What is asked: Leaving out every picture, copy the lines of the data exactly, from the first through the line containing "Serif', 'Times New".

##### Data shown #####

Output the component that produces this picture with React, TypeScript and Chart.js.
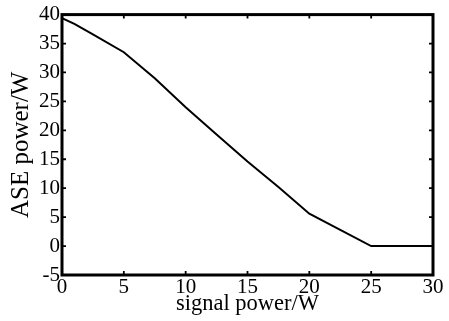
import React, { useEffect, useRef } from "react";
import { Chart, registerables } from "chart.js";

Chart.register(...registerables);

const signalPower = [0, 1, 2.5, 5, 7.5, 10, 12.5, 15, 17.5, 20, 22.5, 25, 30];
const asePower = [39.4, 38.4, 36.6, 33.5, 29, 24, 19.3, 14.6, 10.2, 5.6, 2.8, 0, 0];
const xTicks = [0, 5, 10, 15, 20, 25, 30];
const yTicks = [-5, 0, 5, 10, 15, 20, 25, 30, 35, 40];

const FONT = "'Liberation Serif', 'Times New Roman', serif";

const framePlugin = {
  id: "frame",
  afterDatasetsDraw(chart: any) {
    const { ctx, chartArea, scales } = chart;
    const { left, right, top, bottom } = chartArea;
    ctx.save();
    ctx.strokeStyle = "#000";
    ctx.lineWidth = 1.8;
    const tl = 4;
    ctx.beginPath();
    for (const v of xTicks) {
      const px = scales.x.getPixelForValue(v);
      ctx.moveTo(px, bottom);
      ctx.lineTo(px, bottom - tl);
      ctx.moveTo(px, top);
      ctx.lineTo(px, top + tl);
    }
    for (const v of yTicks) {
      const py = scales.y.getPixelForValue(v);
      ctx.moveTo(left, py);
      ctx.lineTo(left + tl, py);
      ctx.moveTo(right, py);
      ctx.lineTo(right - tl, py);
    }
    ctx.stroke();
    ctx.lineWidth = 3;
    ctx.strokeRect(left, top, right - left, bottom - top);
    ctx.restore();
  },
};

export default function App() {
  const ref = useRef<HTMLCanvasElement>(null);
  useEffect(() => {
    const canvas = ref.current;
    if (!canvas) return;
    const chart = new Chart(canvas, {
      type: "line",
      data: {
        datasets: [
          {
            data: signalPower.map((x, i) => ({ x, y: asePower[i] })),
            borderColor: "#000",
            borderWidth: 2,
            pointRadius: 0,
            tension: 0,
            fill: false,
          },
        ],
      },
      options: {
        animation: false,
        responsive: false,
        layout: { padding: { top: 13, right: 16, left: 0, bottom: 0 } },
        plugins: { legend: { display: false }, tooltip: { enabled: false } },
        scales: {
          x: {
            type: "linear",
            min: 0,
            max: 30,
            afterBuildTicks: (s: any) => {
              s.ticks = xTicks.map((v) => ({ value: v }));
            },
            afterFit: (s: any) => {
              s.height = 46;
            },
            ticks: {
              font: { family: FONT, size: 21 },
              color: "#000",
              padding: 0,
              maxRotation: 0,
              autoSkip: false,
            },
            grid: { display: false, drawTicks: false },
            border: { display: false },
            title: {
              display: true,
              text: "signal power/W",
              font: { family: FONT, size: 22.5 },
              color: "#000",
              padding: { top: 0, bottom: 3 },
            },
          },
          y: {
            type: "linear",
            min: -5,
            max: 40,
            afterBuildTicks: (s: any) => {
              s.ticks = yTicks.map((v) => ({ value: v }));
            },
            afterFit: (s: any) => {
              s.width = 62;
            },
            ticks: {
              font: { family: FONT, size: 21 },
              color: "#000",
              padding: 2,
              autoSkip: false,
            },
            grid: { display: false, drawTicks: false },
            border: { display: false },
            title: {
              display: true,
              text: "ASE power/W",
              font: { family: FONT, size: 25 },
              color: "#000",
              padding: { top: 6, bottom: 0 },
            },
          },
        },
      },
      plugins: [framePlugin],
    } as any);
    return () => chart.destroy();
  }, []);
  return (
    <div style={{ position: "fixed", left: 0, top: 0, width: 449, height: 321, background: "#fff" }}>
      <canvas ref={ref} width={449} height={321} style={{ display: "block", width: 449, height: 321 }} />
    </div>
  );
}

#####

Full answer:
Output the component that produces this picture with React, TypeScript and Chart.js.
import React, { useEffect, useRef } from "react";
import { Chart, registerables } from "chart.js";

Chart.register(...registerables);

const signalPower = [0, 1, 2.5, 5, 7.5, 10, 12.5, 15, 17.5, 20, 22.5, 25, 30];
const asePower = [39.4, 38.4, 36.6, 33.5, 29, 24, 19.3, 14.6, 10.2, 5.6, 2.8, 0, 0];
const xTicks = [0, 5, 10, 15, 20, 25, 30];
const yTicks = [-5, 0, 5, 10, 15, 20, 25, 30, 35, 40];

const FONT = "'Liberation Serif', 'Times New Roman', serif";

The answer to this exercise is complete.